What is to be printed is the span of lines starting at the one containing "Convert this chart to Apache ECharts code." and ending at the one containing "consumed by different", reproduced exactly with pictures left out.
======== DATA FOR THE TASK ========
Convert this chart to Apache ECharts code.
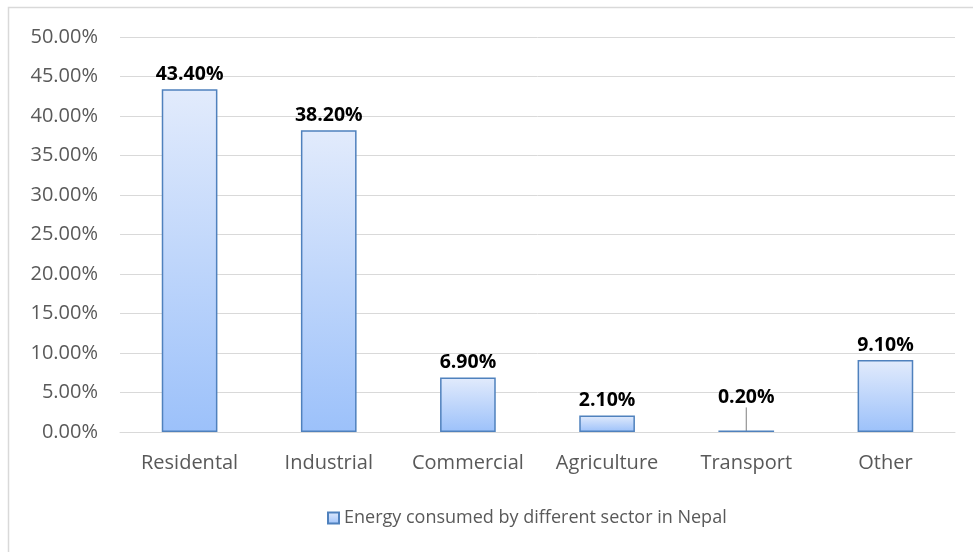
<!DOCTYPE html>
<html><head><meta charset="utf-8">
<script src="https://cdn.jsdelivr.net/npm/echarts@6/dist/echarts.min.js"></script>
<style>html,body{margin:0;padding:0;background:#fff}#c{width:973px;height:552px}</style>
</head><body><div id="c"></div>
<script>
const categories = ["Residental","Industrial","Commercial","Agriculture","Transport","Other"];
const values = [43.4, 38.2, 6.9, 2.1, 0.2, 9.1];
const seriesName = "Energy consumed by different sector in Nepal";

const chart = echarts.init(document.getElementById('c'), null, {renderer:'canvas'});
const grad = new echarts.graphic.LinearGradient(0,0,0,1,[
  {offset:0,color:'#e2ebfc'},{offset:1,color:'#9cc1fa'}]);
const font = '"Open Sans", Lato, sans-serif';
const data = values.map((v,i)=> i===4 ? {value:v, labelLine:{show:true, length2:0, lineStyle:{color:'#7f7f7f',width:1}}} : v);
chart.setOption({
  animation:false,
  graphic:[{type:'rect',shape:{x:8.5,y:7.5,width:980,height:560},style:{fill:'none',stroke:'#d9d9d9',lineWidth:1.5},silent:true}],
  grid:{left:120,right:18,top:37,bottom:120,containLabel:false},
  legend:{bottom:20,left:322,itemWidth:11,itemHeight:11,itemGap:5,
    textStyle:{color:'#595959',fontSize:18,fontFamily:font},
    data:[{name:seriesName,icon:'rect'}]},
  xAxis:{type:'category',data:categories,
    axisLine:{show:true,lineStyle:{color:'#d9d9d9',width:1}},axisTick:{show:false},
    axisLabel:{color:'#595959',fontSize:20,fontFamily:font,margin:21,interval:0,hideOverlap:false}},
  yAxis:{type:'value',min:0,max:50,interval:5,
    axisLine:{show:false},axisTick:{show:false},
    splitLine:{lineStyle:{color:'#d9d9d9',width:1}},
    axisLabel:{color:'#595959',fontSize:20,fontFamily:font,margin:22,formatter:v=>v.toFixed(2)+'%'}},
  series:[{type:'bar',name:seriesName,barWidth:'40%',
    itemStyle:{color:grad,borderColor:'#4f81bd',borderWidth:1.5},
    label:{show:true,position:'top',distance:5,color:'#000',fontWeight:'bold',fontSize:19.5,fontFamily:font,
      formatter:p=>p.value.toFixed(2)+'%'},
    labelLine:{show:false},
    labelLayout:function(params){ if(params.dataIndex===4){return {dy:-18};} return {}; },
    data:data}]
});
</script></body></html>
========
======== DATA FOR THE TASK ========
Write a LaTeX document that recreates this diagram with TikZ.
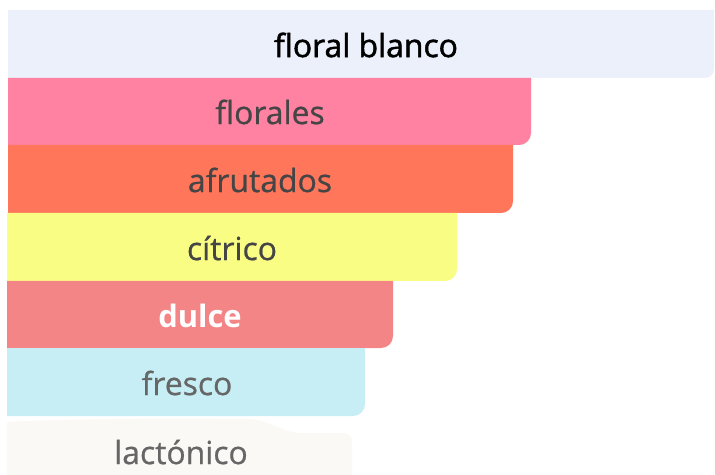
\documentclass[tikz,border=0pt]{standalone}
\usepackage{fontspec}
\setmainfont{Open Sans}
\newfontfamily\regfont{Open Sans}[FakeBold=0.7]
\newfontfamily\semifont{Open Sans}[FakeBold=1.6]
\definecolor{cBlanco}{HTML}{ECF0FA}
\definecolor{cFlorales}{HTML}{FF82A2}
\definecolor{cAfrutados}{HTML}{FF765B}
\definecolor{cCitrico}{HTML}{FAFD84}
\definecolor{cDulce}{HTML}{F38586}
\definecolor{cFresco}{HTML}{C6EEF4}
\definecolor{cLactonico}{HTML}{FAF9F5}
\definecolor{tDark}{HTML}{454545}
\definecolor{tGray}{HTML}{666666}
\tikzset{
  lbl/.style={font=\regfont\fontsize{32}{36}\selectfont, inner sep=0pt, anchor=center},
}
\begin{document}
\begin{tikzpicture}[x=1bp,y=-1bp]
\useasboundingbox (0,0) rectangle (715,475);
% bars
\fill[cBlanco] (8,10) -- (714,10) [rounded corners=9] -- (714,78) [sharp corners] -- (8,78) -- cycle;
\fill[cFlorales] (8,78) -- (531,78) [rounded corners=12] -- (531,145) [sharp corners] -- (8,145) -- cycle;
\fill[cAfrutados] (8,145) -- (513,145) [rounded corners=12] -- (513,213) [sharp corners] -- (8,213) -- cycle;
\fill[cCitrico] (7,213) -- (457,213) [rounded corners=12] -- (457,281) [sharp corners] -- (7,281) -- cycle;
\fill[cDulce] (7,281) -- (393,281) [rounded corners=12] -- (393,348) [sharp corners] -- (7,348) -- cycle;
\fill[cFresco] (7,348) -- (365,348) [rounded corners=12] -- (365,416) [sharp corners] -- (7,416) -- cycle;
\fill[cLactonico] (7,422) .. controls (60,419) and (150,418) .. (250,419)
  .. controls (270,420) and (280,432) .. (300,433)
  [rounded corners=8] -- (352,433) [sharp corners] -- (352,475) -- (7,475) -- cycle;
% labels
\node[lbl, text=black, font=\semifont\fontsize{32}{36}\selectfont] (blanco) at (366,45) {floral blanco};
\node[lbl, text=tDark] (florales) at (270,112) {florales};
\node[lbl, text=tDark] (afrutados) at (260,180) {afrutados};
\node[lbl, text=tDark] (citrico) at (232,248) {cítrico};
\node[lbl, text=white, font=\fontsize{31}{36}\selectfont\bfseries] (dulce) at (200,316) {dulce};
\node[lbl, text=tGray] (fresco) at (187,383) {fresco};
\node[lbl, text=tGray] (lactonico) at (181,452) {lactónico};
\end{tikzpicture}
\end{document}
========
======== DATA FOR THE TASK ========
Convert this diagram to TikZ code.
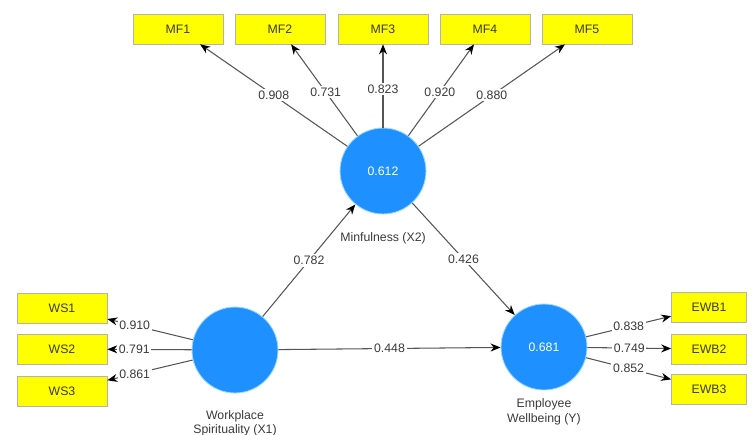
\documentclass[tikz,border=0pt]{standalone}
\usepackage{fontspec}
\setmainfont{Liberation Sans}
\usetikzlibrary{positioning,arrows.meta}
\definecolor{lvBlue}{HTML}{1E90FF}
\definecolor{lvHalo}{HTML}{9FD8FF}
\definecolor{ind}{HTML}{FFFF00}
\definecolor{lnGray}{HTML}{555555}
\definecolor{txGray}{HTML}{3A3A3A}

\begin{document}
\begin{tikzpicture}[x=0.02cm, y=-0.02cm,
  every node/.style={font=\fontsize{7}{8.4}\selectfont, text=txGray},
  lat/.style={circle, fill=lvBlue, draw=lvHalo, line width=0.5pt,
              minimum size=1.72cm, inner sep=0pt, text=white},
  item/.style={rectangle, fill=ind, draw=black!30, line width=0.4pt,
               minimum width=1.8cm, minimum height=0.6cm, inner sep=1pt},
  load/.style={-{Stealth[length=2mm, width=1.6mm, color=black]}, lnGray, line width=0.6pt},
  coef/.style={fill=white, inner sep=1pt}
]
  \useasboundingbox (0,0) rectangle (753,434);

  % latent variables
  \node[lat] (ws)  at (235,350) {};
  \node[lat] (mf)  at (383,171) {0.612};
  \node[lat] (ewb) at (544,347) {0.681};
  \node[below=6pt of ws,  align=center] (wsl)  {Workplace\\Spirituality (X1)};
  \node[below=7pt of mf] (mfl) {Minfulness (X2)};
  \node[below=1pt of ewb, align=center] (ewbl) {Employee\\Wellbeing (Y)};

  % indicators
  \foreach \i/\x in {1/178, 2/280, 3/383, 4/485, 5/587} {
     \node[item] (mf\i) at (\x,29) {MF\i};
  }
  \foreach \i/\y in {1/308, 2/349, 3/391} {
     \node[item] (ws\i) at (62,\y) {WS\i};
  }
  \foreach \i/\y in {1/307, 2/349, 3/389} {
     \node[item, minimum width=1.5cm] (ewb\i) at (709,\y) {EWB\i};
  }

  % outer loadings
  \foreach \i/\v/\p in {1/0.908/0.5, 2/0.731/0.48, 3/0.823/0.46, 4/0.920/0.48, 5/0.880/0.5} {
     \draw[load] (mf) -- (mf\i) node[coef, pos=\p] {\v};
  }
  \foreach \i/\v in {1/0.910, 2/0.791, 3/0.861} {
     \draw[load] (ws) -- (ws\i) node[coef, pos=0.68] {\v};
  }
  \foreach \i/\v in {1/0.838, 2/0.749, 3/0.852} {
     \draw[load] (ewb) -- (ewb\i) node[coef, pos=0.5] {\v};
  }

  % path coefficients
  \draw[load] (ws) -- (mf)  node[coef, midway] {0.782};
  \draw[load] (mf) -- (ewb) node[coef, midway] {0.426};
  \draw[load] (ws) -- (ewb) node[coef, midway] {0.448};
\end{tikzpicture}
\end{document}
========
#### SOLUTION TO THIS PROBLEM
Convert this chart to Apache ECharts code.
<!DOCTYPE html>
<html><head><meta charset="utf-8">
<script src="https://cdn.jsdelivr.net/npm/echarts@6/dist/echarts.min.js"></script>
<style>html,body{margin:0;padding:0;background:#fff}#c{width:973px;height:552px}</style>
</head><body><div id="c"></div>
<script>
const categories = ["Residental","Industrial","Commercial","Agriculture","Transport","Other"];
const values = [43.4, 38.2, 6.9, 2.1, 0.2, 9.1];
const seriesName = "Energy consumed by different sector in Nepal";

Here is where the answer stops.